All'alba, le artiglierie
vicentine collocate presso il casino Carcano, dominante il campo di Marte e la
stazione della ferrovia, venivano rafforzate da due pezzi delle batterie svizzere
dirette dal buon colonnello Lentulus, il quale ne smontò due all'inimico. Vano
il numero contro il valore de' nostri e la vigilanza degli abitanti, che
sfidavano ogni pericolo per ispegnere gl'incendi e per recar munizioni dovunque
abbisognassero. Verso le dieci ore del mattino, una sortita trovava debole
resistenza negli avversari; cadevano in nostro potere alcuni prigionieri, fra i
quali parecchi ufficiali. Già un distaccamento di veneti aveva occupato
Cittadella, ove trovavansi parecchi feriti. In sul mezzodì il fuoco era
interamente cessato e i più arditi inseguivano i Croati per più di sette miglia
verso Montebello, ove questi depositarono all'ospedale dodici carrettoni di
feriti; altri feriti coi morti li avevano posti qua e là nelle case di campagna
in prossimità del luogo della battaglia, e bruciatili al solito nella ritirata.
La nostra perdita sommava ad una settantina d'uomini fuor di combattimento;
quella dell'inimico fu calcolata quasi a due mila.
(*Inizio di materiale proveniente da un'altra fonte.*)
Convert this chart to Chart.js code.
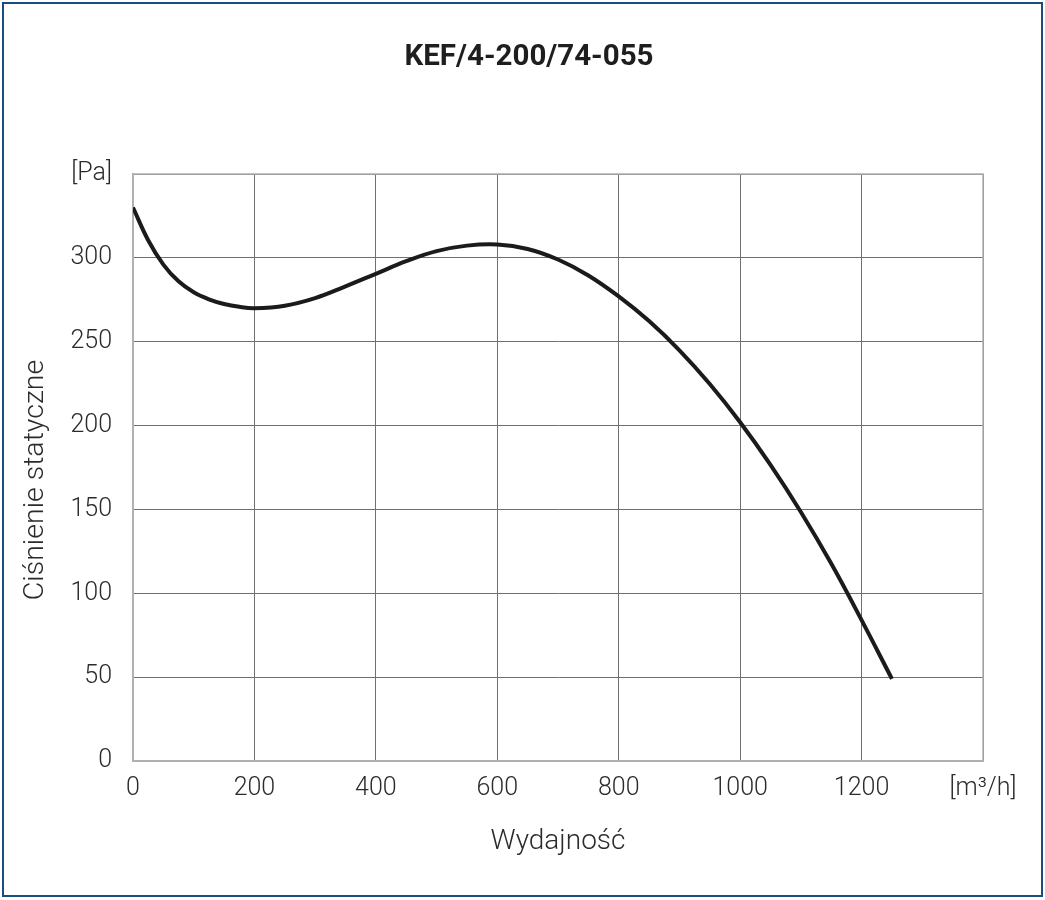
<!DOCTYPE html>
<html>
<head>
<meta charset="utf-8">
<script src="https://cdn.jsdelivr.net/npm/chart.js@4"></script>
<style>
  html, body { margin: 0; padding: 0; background: #fff; }
  #wrap { position: relative; width: 1045px; height: 900px; }
  #frame {
    position: absolute; left: 2px; top: 2px; width: 1041px; height: 895px;
    box-sizing: border-box; border: 2px solid #1b4c80; pointer-events: none;
  }
  canvas { position: absolute; left: 0; top: 0; }
</style>
</head>
<body>
<div id="wrap">
  <canvas id="chart" width="1045" height="900"></canvas>
  <div id="frame"></div>
</div>
<script>
// fan curve
var flow = [0, 25, 50, 75, 100, 125, 150, 175, 200, 250, 300, 350, 400, 450, 500, 550, 600, 650,
            700, 750, 800, 850, 900, 950, 1000, 1050, 1100, 1150, 1200, 1250];
var pressure = [330, 310.5, 296, 286, 279.5, 275.3, 272.5, 270.8, 270, 271.5, 276, 283, 290.5, 298, 304, 307.3, 308, 305.3,
                299, 289.5, 277, 262.3, 244.9, 224.8, 202, 176.6, 148.5, 117.7, 84, 49];

var xTicks = [0, 200, 400, 600, 800, 1000, 1200, 1400];
var yTicks = [0, 50, 100, 150, 200, 250, 300, 350];
var xUnit = '[m³/h]';
var yUnit = '[Pa]';
var chartTitle = 'KEF/4-200/74-055';
var yTitle = 'Ciśnienie statyczne';

var points = [];
for (var i = 0; i < flow.length; i++) {
  points.push({ x: flow[i], y: pressure[i] });
}

var tickFont = { family: 'Roboto', size: 25, weight: '300' };
var axisFont = { family: 'Roboto', size: 28, weight: '300' };
var textColor = '#2b2b2b';

new Chart(document.getElementById('chart').getContext('2d'), {
  type: 'line',
  data: {
    datasets: [{
      data: points,
      borderColor: '#1c1a1b',
      borderWidth: 4,
      pointRadius: 0,
      fill: false,
      tension: 0.4
    }]
  },
  options: {
    responsive: false,
    animation: false,
    layout: { padding: { left: 0, right: 62, top: 174, bottom: 0 } },
    plugins: {
      legend: { display: false },
      tooltip: { enabled: false },
      title: { display: false }
    },
    scales: {
      x: {
        type: 'linear',
        min: 0,
        max: 1400,
        afterBuildTicks: function (scale) {
          scale.ticks = xTicks.map(function (v) { return { value: v }; });
        },
        afterFit: function (scale) { scale.height = 139; },
        ticks: {
          padding: 13,
          color: textColor,
          font: tickFont,
          maxRotation: 0,
          callback: function (v) { return v === 1400 ? xUnit : v; }
        },
        grid: { color: '#707070', lineWidth: 1, drawTicks: false },
        border: { color: '#b0b0b0', width: 2 },
        title: {
          display: true,
          text: 'Wydajność',
          color: textColor,
          font: axisFont,
          padding: { top: 0, bottom: 41 }
        }
      },
      y: {
        type: 'linear',
        min: 0,
        max: 350,
        afterBuildTicks: function (scale) {
          scale.ticks = yTicks.map(function (v) { return { value: v }; });
        },
        afterFit: function (scale) { scale.width = 133; },
        ticks: {
          padding: 21,
          color: textColor,
          font: tickFont,
          callback: function (v) { return v === 350 ? yUnit : v; }
        },
        grid: { color: '#707070', lineWidth: 1, drawTicks: false },
        border: { color: '#b0b0b0', width: 2 },
        title: { display: false }
      }
    }
  },
  plugins: [{
    // plot frame on the right and top, the chart title centred on the page,
    // and the y axis title sitting a bit below the plot's middle like the original
    id: 'frameAndTitles',
    afterDraw: function (chart) {
      var a = chart.chartArea, c = chart.ctx;
      c.save();
      c.strokeStyle = '#b0b0b0';
      c.lineWidth = 1.5;
      c.beginPath();
      c.moveTo(a.left, a.top);
      c.lineTo(a.right, a.top);
      c.lineTo(a.right, a.bottom);
      c.stroke();

      c.fillStyle = '#1e1e1e';
      c.font = 'bold 29.5px Roboto';
      c.textAlign = 'center';
      c.textBaseline = 'alphabetic';
      c.fillText(chartTitle, 529, 65);

      c.fillStyle = textColor;
      c.font = '300 28.5px Roboto';
      c.textBaseline = 'middle';
      c.translate(36, 480);
      c.rotate(-Math.PI / 2);
      c.fillText(yTitle, 0, 0);
      c.restore();
    }
  }]
});
</script>
</body>
</html>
Un tentativo cotanto dannoso
impensierì il vecchio maresciallo senza punto indebolire la possanza dell'animo
suo. Egli guerreggiava una guerra sventurata e rea; ma aveva nelle file del suo
esercito capi, che non facilmente piegavano nelle avversità; le sue genti
imbaldanzivano nei ladronecci e nello sfogo di tutte le passioni. D'altra parte
scorgeva la nessuna sagacia militare ne' generali avversi, il nessun vantaggio
ritratto dall'empito, dalla destrezza e dalla intelligenza degl'Italiani,
assoldati o volontari, e la sfiducia e lo scoramento che la mancanza di buoni
ordini metteva in essi; notava la indifferente attitudine delle popolazioni
lombarde, tranne quelle che abitavano le città più cospicue, in faccia alla
nazionale rivoluzione, ed a' necessari effetti che ne derivavano; a furia d'oro
abilmente sparso in Milano aveva ordito una trama, da cui operava concertati
favori. Immaginò allora un'impresa arditissima, che, scambiando di un tratto le
sorti della guerra, poteva rifarlo possessore di tutto il paese perduto. I
rischi erano molti, siccome pur molte le probabilità di successo.